**Exercise description**
Return each line holding the string "this".

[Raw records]
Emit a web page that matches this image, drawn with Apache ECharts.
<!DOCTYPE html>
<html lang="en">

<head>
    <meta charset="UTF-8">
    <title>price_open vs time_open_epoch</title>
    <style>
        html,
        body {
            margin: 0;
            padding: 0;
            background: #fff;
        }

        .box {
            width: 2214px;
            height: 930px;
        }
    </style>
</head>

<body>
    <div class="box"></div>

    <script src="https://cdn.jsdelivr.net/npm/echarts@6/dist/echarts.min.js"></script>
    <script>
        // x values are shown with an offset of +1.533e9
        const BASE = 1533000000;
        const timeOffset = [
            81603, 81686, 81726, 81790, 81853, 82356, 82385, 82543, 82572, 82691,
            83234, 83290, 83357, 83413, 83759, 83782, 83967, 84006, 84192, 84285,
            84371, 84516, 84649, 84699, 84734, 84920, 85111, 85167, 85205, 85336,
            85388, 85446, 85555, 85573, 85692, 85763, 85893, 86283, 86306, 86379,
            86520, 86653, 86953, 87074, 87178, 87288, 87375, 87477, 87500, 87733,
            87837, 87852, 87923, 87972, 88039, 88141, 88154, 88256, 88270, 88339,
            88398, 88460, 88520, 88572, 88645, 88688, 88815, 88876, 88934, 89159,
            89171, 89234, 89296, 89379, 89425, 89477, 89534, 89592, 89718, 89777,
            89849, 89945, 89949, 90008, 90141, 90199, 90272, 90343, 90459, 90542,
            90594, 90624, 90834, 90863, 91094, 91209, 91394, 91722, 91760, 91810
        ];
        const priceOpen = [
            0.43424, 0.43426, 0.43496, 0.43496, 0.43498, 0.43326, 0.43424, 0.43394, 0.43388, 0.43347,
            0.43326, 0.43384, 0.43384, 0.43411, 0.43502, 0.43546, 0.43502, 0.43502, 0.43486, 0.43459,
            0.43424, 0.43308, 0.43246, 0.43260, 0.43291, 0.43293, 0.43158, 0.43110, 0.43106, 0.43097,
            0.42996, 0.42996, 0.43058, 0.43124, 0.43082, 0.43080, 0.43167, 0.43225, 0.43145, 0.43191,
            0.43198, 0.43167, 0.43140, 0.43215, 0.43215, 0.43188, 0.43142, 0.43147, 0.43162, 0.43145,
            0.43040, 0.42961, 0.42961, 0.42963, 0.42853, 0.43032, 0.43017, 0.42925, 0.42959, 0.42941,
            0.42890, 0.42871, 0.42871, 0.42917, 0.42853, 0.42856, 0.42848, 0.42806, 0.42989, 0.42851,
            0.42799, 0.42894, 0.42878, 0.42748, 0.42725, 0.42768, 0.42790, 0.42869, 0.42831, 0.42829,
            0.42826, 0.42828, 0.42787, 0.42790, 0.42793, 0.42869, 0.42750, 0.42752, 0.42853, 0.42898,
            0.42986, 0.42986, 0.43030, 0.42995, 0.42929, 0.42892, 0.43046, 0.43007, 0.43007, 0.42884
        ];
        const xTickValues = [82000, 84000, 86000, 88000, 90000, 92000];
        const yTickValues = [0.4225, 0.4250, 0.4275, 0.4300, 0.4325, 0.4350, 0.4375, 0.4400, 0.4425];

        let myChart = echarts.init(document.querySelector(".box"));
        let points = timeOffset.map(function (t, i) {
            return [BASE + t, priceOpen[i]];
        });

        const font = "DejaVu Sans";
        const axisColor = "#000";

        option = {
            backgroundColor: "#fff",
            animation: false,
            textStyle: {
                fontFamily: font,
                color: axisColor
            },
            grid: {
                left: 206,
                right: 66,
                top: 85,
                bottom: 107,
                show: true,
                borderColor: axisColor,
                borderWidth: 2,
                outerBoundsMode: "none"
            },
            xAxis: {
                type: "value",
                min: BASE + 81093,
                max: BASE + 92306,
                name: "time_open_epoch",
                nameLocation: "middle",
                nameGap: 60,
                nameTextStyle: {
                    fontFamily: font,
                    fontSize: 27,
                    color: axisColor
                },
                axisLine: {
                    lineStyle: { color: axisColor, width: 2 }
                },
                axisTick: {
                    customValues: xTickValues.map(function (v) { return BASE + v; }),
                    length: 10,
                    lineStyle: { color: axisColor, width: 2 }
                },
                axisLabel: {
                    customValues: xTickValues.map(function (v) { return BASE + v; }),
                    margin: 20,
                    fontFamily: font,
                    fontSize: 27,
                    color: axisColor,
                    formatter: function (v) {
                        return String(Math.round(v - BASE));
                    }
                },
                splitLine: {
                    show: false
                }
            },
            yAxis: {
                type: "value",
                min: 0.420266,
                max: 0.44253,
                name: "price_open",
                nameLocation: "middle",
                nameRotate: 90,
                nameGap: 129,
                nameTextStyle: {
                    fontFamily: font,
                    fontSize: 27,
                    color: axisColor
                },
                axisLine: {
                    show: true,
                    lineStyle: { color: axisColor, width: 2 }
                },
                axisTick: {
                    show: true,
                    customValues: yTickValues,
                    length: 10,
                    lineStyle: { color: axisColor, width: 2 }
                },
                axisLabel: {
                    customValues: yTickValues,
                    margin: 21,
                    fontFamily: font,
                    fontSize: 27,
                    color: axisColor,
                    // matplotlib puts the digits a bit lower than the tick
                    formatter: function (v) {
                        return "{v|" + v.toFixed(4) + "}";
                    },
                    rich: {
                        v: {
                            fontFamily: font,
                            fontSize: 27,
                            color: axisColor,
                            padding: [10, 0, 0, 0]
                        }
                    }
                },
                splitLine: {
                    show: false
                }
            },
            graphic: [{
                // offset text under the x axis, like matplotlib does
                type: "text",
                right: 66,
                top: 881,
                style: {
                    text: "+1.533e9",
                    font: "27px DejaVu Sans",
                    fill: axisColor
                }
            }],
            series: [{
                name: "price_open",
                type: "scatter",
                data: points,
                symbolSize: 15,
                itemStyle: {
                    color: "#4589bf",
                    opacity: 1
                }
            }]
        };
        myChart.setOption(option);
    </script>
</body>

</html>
...
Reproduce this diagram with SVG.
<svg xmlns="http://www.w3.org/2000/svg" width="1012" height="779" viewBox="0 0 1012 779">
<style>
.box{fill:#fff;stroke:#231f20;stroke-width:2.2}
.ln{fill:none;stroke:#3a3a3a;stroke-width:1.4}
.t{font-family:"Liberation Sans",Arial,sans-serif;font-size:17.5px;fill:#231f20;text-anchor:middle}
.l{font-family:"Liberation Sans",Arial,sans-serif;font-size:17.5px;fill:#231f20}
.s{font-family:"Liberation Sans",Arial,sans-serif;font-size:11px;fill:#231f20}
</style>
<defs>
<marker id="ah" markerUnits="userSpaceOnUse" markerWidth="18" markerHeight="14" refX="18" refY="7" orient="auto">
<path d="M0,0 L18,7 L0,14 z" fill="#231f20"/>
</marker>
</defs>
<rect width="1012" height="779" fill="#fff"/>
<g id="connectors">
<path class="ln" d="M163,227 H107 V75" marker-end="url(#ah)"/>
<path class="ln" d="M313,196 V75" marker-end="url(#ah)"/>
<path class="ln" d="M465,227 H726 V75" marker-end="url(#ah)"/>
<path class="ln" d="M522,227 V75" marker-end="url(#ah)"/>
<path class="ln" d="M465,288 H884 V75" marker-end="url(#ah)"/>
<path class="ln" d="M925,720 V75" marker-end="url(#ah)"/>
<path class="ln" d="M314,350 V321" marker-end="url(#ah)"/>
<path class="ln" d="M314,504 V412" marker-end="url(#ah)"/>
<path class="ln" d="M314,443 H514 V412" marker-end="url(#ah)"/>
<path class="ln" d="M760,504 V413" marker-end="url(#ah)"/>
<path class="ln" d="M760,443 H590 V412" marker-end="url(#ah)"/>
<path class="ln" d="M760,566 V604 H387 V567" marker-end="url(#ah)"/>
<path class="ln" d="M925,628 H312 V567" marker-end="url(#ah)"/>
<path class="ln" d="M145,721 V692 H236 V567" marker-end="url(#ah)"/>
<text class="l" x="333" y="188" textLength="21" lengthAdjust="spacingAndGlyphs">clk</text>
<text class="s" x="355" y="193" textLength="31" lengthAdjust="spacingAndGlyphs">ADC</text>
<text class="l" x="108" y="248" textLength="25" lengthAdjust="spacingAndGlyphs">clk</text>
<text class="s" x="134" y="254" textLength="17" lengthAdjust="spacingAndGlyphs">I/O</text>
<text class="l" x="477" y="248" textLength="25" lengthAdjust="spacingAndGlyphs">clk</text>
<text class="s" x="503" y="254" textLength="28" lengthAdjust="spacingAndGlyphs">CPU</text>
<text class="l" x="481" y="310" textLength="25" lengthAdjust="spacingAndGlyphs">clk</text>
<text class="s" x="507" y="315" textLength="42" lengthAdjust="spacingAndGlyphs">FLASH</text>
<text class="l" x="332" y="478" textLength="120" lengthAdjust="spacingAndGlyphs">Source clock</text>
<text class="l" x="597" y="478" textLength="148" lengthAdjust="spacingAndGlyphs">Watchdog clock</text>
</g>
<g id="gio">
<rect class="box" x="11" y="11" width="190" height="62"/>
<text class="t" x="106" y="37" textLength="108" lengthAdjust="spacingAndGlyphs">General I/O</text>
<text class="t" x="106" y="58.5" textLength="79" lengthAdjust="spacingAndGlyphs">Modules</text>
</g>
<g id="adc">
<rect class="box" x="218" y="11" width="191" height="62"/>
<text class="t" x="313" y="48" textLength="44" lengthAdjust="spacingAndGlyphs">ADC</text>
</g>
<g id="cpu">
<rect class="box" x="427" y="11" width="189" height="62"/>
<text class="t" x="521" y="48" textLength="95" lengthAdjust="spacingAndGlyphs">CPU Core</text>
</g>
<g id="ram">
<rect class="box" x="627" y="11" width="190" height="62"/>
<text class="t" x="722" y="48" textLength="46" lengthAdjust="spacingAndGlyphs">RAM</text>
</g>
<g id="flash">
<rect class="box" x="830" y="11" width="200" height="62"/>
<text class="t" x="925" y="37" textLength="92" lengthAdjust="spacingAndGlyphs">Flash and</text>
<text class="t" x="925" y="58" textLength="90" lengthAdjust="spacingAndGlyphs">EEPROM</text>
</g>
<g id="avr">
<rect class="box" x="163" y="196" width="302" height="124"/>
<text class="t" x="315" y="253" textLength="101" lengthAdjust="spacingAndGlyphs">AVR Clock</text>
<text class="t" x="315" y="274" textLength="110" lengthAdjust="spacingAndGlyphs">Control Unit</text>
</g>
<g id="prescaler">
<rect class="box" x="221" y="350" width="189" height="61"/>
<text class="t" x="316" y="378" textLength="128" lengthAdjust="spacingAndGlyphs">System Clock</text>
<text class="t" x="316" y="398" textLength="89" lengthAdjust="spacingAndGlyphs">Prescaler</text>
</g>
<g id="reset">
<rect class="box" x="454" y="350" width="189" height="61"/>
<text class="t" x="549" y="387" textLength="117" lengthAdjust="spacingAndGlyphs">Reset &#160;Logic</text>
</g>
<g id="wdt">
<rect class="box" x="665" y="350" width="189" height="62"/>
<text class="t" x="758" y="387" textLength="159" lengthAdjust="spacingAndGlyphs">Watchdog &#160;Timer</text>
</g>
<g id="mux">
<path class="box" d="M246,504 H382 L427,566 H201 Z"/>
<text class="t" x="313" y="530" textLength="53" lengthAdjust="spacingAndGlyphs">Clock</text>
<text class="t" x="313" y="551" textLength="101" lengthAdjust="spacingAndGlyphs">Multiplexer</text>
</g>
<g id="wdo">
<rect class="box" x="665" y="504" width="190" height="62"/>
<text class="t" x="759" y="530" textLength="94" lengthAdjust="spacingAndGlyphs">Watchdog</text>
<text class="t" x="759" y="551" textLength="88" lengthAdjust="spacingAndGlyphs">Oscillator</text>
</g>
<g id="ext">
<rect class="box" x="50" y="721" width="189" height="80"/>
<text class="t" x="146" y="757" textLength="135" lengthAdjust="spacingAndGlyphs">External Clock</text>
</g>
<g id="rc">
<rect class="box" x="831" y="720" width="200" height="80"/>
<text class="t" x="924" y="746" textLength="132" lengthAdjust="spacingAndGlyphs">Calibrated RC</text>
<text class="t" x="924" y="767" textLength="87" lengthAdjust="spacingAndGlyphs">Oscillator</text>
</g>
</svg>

**Output of the task**
Emit a web page that matches this image, drawn with Apache ECharts.
Reproduce this diagram with SVG.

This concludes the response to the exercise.